Christian Delage est historien et réalisateur. Il est également commissaire général d’expositions. Professeur émérite des universités, il a enseigné à l’École polytechnique, à l’université Paris 8, à l’EHESS et à Sciences Po Paris. Ancien Fulbright, il est, depuis 2007, Visiting Professor à la Cardozo School of Law (New York). Il a dirigé l’institut d’histoire du temps présent de 2014 à 2021. Nous l’avons interrogé sur la place de la mémoire du 13 novembre au travers des plaques commémoratives posées sur, ou a proximité des lieux des attentats.

Cela dépend des cas. Par exemple, pour Serge Klarsfeld, c’est son association, Fils et Filles des Déportés Juifs de France, qui intervient, très précisément sur les lieux où les Juifs ont été arrêtés puis déportés.
Les stèles et les monuments, en revanche, relèvent de décisions prises par la ville ou par l’État, via une commission. Il existe également des initiatives issues d’associations. Pour la commémoration de la rafle des jeunes hommes arabes en 1961, par exemple, il y a eu la volonté de poser une plaque. L’expérience de la mémoire de la Shoah a beaucoup influencé cette démarche, notamment à travers la pratique de la liste des noms. On retrouve cela aussi en Italie, pour les militants morts pendant la Seconde Guerre mondiale : de grands tableaux avec des photographies, ou des listes de noms, selon que l’on privilégie la trace visuelle ou la mémoire nominative.

À mon sens, les premiers mémoriaux sont apparus de manière spontanée : objets, petits mots, bougies… Ces assemblages ont rapidement acquis une dimension presque sacrée. Des touristes venaient les voir, des voisins des terrasses passaient pour se recueillir.
Mais certains habitants ont ressenti une forme de pression : repasser chaque jour devant ces traces, c’était revivre l’événement. Ils ont donc demandé que les plaques soient déplacées. Pour le Bataclan, par exemple, une stèle a été installée dans le jardin situé en face, mais elle est très peu lisible. Chaque fois qu’une collecte a été organisée autour de ces mémoriaux, il y avait très peu de monde.
La Mairie de Paris a encouragé les Archives de Paris à récupérer tous ces petits mémoriaux, toutes ces traces laissées par les habitants. Tout a été conservé, afin de garder la mémoire de ces gestes spontanés.
À Nice, en revanche, cela ne s’est pas produit : les familles avaient tracé la forme des corps sur la promenade, mais tout a été enlevé puis déplacé à l’extérieur. Petit à petit, tout a disparu.
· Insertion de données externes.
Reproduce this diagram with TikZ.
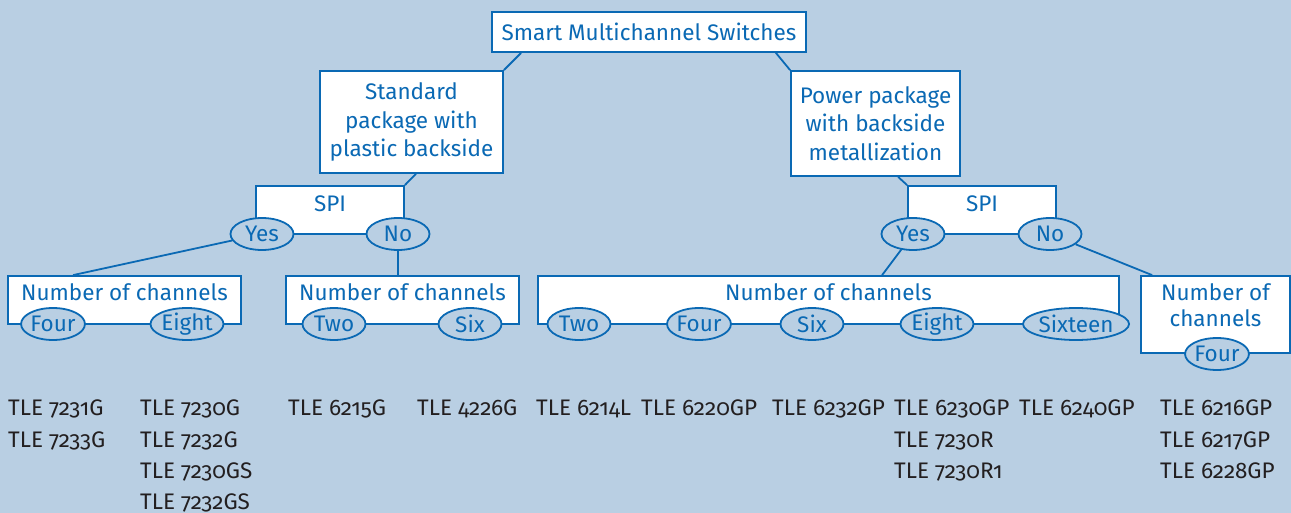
\documentclass[tikz,border=0pt]{standalone}
\usepackage{fontspec}
\setmainfont[Numbers=OldStyle]{Fira Sans}
\usetikzlibrary{shapes.geometric}
\definecolor{bg}{HTML}{B9CFE3}
\definecolor{ifx}{HTML}{0A69B4}
\definecolor{dark}{HTML}{231F20}
\begin{document}
\begin{tikzpicture}[x=1pt,y=-1pt,
  txt/.style={font=\fontsize{22.5}{28.5}\selectfont},
  box/.style={txt, draw=ifx, fill=white, text=ifx, line width=1.8pt, inner sep=0pt, align=center},
  oval/.style={txt, ellipse, draw=ifx, fill=bg, text=ifx, line width=1.8pt, inner sep=0pt, minimum width=63pt, minimum height=32pt},
  part/.style={txt, text=dark, anchor=base west, inner sep=0pt},
  link/.style={draw=ifx, line width=1.8pt}]
\fill[bg] (0,0) rectangle (1291,513);
% boxes
\node[box, minimum width=314pt, minimum height=40pt] (top) at (649,32) {Smart Multichannel Switches};
\node[box, minimum width=183pt, minimum height=102pt] (std) at (411.5,122) {Standard\\package with\\plastic backside};
\node[box, minimum width=169pt, minimum height=105pt] (pwr) at (875.5,123.5) {Power package\\with backside\\metallization};
\node[box, minimum width=148pt, minimum height=48pt, text depth=12pt] (spiL) at (330,210) {SPI};
\node[box, minimum width=148pt, minimum height=48pt, text depth=12pt] (spiR) at (982,210) {SPI};
\node[box, minimum width=233pt, minimum height=48pt, text depth=16pt] (nocA) at (124.5,300) {Number of channels};
\node[box, minimum width=233pt, minimum height=48pt, text depth=16pt] (nocB) at (402.5,300) {Number of channels};
\node[box, minimum width=581pt, minimum height=48pt, text depth=16pt] (nocC) at (828.5,300) {Number of channels};
\node[box, minimum width=149pt, minimum height=77pt, text depth=19pt, font=\fontsize{22.5}{26.5}\selectfont] (nocD) at (1215.5,314.5) {Number of\\channels};
% ovals
\node[oval] (yesL) at (262,234) {Yes};
\node[oval] (noL) at (398,234) {No};
\node[oval] (yesR) at (913,234) {Yes};
\node[oval] (noR) at (1050,234) {No};
\node[oval] (fourA) at (53,324) {Four};
\node[oval, minimum width=73pt] (eightA) at (187,324) {Eight};
\node[oval] (twoB) at (334,324) {Two};
\node[oval] (sixB) at (470,324) {Six};
\node[oval] (twoC) at (579,324) {Two};
\node[oval] (fourC) at (699,324) {Four};
\node[oval] (sixC) at (812,324) {Six};
\node[oval, minimum width=73pt] (eightC) at (937,324) {Eight};
\node[oval, minimum width=104pt] (sixteenC) at (1076,324) {Sixteen};
\node[oval] (fourD) at (1217,354) {Four};
% connectors
\draw[link] ([xshift=30pt]top.south west) -- (std.north east);
\draw[link] ([xshift=-31pt]top.south east) -- (pwr.north west);
\draw[link] ([xshift=-88pt]std.south east) -- (spiL.north east);
\draw[link] ([xshift=108pt]pwr.south west) -- (spiR.north west);
\draw[link] (yesL) -- ([xshift=66pt]nocA.north west);
\draw[link] (noL) -- (noL |- nocB.north);
\draw[link] (yesR) -- ([xshift=345pt]nocC.north west);
\draw[link] (noR) -- ([xshift=12pt]nocD.north west);
% part numbers
\node[part] (p1) at (8,415) {TLE 7231G};
\node[part] (p2) at (8,447) {TLE 7233G};
\node[part] (p3) at (140,415) {TLE 7230G};
\node[part] (p4) at (140,447) {TLE 7232G};
\node[part] (p5) at (140,478) {TLE 7230GS};
\node[part] (p6) at (140,509) {TLE 7232GS};
\node[part] (p7) at (288,415) {TLE 6215G};
\node[part] (p8) at (417,415) {TLE 4226G};
\node[part] (p9) at (536,415) {TLE 6214L};
\node[part] (p10) at (641,415) {TLE 6220GP};
\node[part] (p11) at (772,415) {TLE 6232GP};
\node[part] (p12) at (894,415) {TLE 6230GP};
\node[part] (p13) at (894,447) {TLE 7230R};
\node[part] (p14) at (894,478) {TLE 7230R1};
\node[part] (p15) at (1019,415) {TLE 6240GP};
\node[part] (p16) at (1160,415) {TLE 6216GP};
\node[part] (p17) at (1160,447) {TLE 6217GP};
\node[part] (p18) at (1160,478) {TLE 6228GP};
\end{tikzpicture}
\end{document}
Seule une statue a été érigée en mémoire de l’attentat du 14 juillet 2016
L’exemple du 11 septembre 2001 est également intéressant : la présidente du Mémorial de New York avait auparavant dirigé le musée de l’Holocauste à Washington. Là encore, l’expérience de la Shoah a servi de référence. Le projet initial du mémorial reposait sur les jets d’eau, tandis que l’association des victimes souhaitait que les noms soient inscrits. À cette époque, j’enseignais à New York. J’ai vu les parents des victimes venir décalquer les plaques sur le chantier pour emporter la trace du nom de leurs proches. C’est un geste d’appropriation : ce nom leur appartient.

Lorsque je dirigeais l’IHTP, nous avons créé un comité culturel avec notamment Jean Lebrun et Eric Ruf. Nous avons mené une collecte et réalisé un film, 13 novembre, des vies plus jamais ordinaires. (NDLR, à voir sur la chaine Histoire ). Nous nous sommes demandés s’il fallait filmer les témoins sur les lieux mêmes de l’attentat. Finalement, nous avons décidé de ne pas le faire, à l’exception de Denis Safran, qui était alors médecin-chef de la Brigade de Recherche et d’Intervention (BRI). Il avait été l’un des premiers à être entré au Bataclan après l’attaque terroriste et il n’était jamais retourné dans cette salle. Le tournage a été l’occasion pour lui de comprendre le sens du bâtiment et de comprendre la circulation des victimes et des terroristes ce soir-là. De manière générale, les témoins sont partagés entre le désir de revenir sur les lieux et le poids d’une mémoire douloureuse.
Je me souviens d’Aurélie Sylvestre qui a perdu son compagnon au Bataclan. Je lui ai demandé si elle comptait y retourner. Elle m’a répondu qu’elle le souhaitait, mais avec ses enfants. Chacun entretient cette mémoire à sa manière.

La plaque doit exister. Elle permet de vitaliser une mémoire traumatique, selon la proximité que chacun entretient avec l’événement.
Les associations, notamment 13onze15 : Fraternité et Vérité, ont demandé qu’à chaque commémoration aucun discours ne soit prononcé, seulement la lecture des noms. Cela a toujours été respecté jusqu’ici.